Mr Justice John Edwards granted Ms Izevbekhai an injunction on the grounds that her lawyers are seeking to challenge a Department of Justice decision that she did not have grounds to seek a subsidiary protection order to allow her to remain in this country.
The injunction was granted pending the outcome of the proceedings.
She had sought the ruling to prevent the deportation, which was due to take place early next week, of herself and her two daughters, Naomi (7) and Jemima (5), on grounds of fear of female genital mutilation in Nigeria.
Last week, the family lost a lengthy legal battle when the High Court upheld the deportation orders.

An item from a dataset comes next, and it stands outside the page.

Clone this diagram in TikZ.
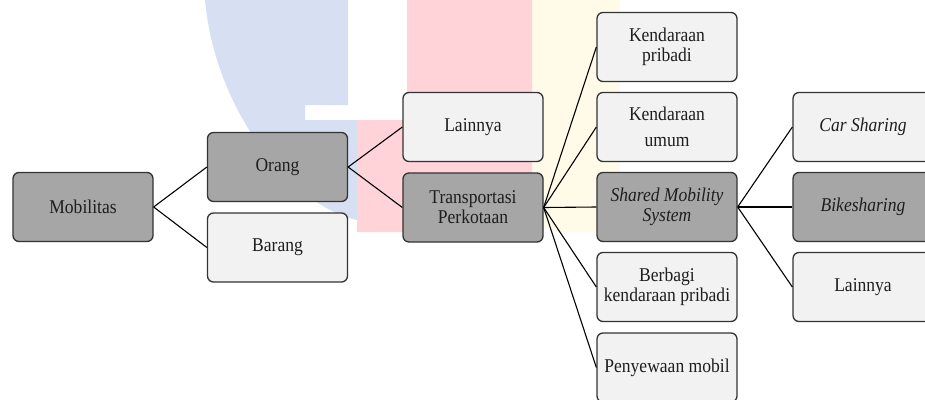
\documentclass[tikz,border=0pt]{standalone}
\usepackage{fontspec}
\setmainfont[FakeStretch=0.9]{Liberation Serif}
\definecolor{darkfill}{HTML}{A6A6A6}
\definecolor{lightfill}{HTML}{F2F2F2}
\definecolor{bordercol}{HTML}{333333}
\definecolor{textcol}{HTML}{1E1E1E}
\definecolor{wmblue}{HTML}{D6E0F2}
\definecolor{wmred}{HTML}{FFD3D8}
\definecolor{wmyellow}{HTML}{FFFBE8}
\tikzset{
  box/.style={draw=bordercol, line width=1.3pt, rounded corners=6pt,
    minimum width=140pt, minimum height=69pt, inner sep=1pt, align=center,
    font=\fontsize{19.5}{20}\selectfont, text=textcol},
  darkbox/.style={box, fill=darkfill},
  lightbox/.style={box, fill=lightfill},
  conn/.style={draw=black, line width=1.1pt}
}
\begin{document}
\begin{tikzpicture}[x=1pt,y=-1pt]
\useasboundingbox (0,0) rectangle (925,399);
\clip (0,0) rectangle (925,399);
% watermark
\fill[wmyellow, rounded corners=30pt] (532,-40) -- (620,-40) -- (620,232) -- (532,232) -- cycle;
\fill[wmblue] (205,0) -- (348,0) -- (348,105) -- (305,105) -- (305,120) -- (357,120) -- (357,220)
  .. controls (290,205) and (215,110) .. (205,0) -- cycle;
\fill[wmred] (407,0) -- (532,0) -- (532,232) -- (357,232) -- (357,120) -- (407,120) -- cycle;
% nodes
\node[darkbox]  (mob)   at (83,207)  {Mobilitas};
\node[darkbox]  (orang) at (277.5,167) {Orang};
\node[lightbox] (barang) at (277.5,247.5) {Barang};
\node[lightbox] (lain1) at (473,127) {Lainnya};
\node[darkbox]  (trans) at (473,207.5) {Transportasi\\Perkotaan};
\node[lightbox] (kp)    at (667,47)  {Kendaraan\\pribadi};
\node[lightbox] (ku)    at (667,127) {Kendaraan\\[6pt]umum};
\node[darkbox]  (sms)   at (667,207) {\itshape Shared Mobility\\\itshape System};
\node[lightbox] (bkp)   at (667,287) {Berbagi\\kendaraan pribadi};
\node[lightbox] (pm)    at (667,367.5) {Penyewaan mobil};
\node[lightbox] (cs)    at (863,127) {\itshape Car Sharing};
\node[darkbox]  (bs)    at (863,207) {\itshape Bikesharing};
\node[lightbox] (lain3) at (863,287) {Lainnya};
% connectors
\draw[conn] (mob.east) -- (orang.west);
\draw[conn] (mob.east) -- (barang.west);
\draw[conn] (orang.east) -- (lain1.west);
\draw[conn] (orang.east) -- (trans.west);
\foreach \t in {kp,ku,sms,bkp,pm} \draw[conn] (trans.east) -- (\t.west);
\foreach \t in {cs,bs,lain3} \draw[conn] (sms.east) -- (\t.west);
\end{tikzpicture}
\end{document}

Yesterday, Mel Christle, counsel, for Ms Izevbekhai, said that they were seeking leave to judicially review a decision by the Minister for Justice that Ms Izevbekhai did not have grounds to seek a Subsidiary Protection Order.
Mr Christle said his client was seeking to have that decision quashed on the grounds that it was "irrational", "inappropriate" and "an error in law".
In granting leave to appeal, Mr Justice Edwards said that he was satisfied that an arguable case had been made on behalf of Ms Izevbekhai and her children.
He said that reasons were not given by the minister as to why there were "no grounds" that would allow him exercise his discretion in the matter and grant her such an order.
The judge said that a process which greatly affects the lives of applicants "must be transparent". He said the case would return to court again on April 7.
Both Ms Izevbekhai and her daughter had been moved from Sligo to a pre-deportation facility in north Dublin on Wednesday.
During earlier proceedings Ms Izevbekhai had said she had already lost a baby daughter as a result of the "torture" of female genital mutilation in Nigeria and feared for the lives of her other two daughters if the family is deported.
Ms Izevbekhai had said she had left Nigeria in January 2005 because she was in fear for her life and particularly for the lives of her infant daughter.
And she received support last night from human rights organisation, Amnesty International, which claimed the Nigerian state could not protect the children.
In a strongly worded statement, the organisation pointed out that Naomi and Jemima "are at risk of being forcibly subjected to female genital mutilation."